-- BEGIN --

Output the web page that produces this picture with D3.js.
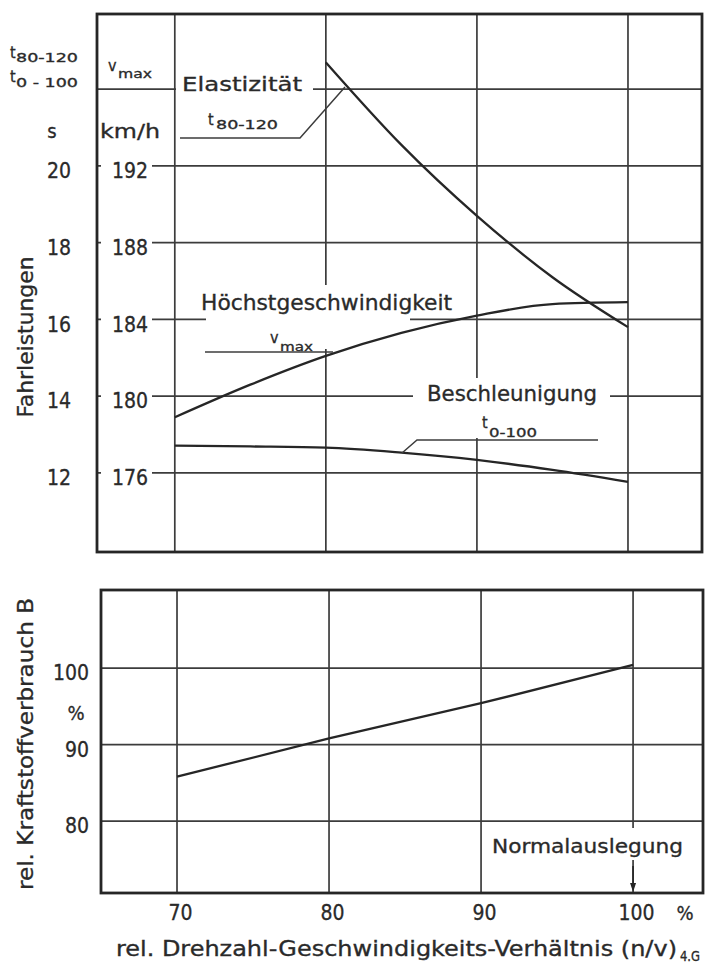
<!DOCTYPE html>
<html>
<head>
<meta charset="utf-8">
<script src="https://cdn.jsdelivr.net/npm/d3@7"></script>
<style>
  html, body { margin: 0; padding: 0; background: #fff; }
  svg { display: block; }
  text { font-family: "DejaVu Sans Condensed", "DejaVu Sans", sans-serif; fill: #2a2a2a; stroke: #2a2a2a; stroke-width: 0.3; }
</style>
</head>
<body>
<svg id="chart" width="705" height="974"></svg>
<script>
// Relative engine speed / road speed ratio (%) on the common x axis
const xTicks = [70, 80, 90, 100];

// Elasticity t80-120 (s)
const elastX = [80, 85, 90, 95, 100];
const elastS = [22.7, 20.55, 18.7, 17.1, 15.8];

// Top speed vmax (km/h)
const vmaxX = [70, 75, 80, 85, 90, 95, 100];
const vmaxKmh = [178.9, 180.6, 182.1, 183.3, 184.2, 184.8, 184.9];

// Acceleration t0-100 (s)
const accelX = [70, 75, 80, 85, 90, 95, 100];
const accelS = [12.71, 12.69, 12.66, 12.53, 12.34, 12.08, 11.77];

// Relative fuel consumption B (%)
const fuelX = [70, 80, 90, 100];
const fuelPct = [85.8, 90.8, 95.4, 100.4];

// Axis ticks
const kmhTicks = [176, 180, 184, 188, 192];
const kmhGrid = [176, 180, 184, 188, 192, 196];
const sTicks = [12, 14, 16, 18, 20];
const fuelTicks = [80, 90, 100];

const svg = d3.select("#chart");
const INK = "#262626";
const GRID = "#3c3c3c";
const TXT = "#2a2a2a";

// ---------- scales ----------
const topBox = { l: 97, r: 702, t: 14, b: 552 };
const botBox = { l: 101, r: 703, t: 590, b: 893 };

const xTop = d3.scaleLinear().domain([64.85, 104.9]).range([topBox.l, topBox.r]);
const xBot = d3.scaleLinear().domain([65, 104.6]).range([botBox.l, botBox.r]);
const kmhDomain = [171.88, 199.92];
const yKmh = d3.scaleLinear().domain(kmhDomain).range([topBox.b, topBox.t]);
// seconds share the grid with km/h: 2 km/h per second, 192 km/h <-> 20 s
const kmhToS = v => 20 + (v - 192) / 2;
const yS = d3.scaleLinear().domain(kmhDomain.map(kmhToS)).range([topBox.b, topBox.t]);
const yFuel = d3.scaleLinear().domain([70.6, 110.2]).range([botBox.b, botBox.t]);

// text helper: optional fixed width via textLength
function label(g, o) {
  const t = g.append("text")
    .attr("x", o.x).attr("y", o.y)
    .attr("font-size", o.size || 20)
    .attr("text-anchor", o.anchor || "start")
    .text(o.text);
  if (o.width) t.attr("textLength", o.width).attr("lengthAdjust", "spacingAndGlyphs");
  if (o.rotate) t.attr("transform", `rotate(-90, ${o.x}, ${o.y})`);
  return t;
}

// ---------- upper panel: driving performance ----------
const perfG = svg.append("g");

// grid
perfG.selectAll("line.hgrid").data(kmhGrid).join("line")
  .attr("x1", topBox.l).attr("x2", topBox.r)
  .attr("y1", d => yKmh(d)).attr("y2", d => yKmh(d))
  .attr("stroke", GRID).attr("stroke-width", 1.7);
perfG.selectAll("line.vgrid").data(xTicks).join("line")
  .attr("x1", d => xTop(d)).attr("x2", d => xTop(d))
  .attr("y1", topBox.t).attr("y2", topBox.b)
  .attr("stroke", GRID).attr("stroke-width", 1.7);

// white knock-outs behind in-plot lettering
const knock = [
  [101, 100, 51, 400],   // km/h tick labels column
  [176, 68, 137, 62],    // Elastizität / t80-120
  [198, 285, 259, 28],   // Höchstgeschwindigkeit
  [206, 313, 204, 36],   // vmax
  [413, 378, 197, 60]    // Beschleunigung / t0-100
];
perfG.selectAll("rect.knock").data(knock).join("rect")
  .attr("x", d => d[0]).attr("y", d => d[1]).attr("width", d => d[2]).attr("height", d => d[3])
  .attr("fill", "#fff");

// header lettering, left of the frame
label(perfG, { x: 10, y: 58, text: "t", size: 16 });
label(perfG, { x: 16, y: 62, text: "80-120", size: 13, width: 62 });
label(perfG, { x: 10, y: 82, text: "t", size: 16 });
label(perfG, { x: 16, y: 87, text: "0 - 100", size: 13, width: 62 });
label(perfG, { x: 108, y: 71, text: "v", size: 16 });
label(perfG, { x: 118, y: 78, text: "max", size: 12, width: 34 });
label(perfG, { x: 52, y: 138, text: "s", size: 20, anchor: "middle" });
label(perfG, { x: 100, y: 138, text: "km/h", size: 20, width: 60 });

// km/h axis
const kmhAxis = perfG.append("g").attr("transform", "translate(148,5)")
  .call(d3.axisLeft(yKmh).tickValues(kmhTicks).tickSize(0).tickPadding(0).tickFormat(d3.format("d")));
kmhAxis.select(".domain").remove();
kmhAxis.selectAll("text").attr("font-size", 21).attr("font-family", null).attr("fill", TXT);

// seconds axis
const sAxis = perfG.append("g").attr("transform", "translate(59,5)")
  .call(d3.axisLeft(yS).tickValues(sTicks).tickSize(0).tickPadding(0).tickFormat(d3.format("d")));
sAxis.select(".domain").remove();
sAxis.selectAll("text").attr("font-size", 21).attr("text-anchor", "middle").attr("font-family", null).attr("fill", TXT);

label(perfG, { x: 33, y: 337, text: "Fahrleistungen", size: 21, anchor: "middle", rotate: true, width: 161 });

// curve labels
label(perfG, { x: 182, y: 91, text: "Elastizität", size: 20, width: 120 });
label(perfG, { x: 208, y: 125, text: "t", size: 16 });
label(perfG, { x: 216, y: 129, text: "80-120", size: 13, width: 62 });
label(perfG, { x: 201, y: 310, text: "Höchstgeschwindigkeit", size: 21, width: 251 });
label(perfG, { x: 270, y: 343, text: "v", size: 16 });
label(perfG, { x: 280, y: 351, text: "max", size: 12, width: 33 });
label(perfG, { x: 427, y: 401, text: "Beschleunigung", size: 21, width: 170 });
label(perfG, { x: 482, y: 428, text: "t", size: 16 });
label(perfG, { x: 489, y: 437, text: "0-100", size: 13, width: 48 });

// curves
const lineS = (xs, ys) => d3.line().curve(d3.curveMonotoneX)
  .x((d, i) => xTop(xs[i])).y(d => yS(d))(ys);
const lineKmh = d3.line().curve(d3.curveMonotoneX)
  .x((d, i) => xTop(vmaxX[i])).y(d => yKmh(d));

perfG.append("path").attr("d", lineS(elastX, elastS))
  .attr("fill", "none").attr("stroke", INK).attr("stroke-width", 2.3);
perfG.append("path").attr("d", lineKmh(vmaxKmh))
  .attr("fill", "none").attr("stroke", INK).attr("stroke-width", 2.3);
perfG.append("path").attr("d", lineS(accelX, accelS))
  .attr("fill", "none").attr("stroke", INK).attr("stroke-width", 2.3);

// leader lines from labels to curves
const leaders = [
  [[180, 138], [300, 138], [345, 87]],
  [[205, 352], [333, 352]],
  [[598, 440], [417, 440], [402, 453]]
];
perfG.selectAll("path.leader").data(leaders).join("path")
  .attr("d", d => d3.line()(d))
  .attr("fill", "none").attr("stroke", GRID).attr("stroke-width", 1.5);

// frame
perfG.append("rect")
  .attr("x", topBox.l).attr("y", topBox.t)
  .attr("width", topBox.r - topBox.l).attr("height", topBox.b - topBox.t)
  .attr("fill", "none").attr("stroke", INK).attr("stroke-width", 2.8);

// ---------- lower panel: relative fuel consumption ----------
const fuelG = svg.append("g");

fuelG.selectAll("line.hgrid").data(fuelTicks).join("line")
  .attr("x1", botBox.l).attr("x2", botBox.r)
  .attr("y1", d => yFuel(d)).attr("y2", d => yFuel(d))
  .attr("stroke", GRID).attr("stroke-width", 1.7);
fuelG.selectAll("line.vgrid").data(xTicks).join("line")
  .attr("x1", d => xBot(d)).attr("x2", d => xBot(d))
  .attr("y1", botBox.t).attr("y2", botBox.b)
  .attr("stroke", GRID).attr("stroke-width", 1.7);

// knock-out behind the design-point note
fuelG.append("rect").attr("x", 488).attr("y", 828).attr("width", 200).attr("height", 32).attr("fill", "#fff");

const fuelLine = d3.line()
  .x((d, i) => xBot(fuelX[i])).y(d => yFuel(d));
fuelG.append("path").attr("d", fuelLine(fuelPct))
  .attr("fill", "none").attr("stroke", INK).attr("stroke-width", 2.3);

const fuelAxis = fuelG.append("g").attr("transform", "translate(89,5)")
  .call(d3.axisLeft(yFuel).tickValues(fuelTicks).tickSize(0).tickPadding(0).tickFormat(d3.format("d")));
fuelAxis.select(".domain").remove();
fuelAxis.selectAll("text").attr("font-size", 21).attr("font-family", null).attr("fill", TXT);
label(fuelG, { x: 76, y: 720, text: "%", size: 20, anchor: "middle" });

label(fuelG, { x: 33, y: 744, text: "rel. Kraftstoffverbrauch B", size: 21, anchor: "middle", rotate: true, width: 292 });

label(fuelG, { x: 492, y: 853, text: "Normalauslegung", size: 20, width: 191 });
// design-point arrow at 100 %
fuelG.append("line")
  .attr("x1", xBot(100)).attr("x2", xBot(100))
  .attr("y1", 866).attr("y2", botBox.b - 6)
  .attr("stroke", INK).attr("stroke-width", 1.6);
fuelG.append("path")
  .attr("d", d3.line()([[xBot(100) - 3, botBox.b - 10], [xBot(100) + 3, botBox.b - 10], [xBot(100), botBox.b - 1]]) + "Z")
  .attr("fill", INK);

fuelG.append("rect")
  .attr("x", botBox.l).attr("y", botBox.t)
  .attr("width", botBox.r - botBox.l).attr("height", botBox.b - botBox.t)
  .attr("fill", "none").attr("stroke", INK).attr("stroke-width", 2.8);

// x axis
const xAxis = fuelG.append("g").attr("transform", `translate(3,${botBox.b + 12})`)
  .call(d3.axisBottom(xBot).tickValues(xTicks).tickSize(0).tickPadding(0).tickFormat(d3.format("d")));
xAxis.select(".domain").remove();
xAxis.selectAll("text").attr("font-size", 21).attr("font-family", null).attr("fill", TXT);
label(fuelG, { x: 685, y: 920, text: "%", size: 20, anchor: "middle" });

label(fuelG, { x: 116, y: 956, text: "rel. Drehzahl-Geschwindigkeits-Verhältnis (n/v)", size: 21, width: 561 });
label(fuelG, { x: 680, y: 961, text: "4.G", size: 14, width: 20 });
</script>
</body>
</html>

-- END --

■ What this task involves:
Repeat, word for word and with no pictures, only the lines running from the beginning of the data to the line that contains "const xTicks = [70, 80, 90, 100];".

■ Written solution:
Output the web page that produces this picture with D3.js.
<!DOCTYPE html>
<html>
<head>
<meta charset="utf-8">
<script src="https://cdn.jsdelivr.net/npm/d3@7"></script>
<style>
  html, body { margin: 0; padding: 0; background: #fff; }
  svg { display: block; }
  text { font-family: "DejaVu Sans Condensed", "DejaVu Sans", sans-serif; fill: #2a2a2a; stroke: #2a2a2a; stroke-width: 0.3; }
</style>
</head>
<body>
<svg id="chart" width="705" height="974"></svg>
<script>
// Relative engine speed / road speed ratio (%) on the common x axis
const xTicks = [70, 80, 90, 100];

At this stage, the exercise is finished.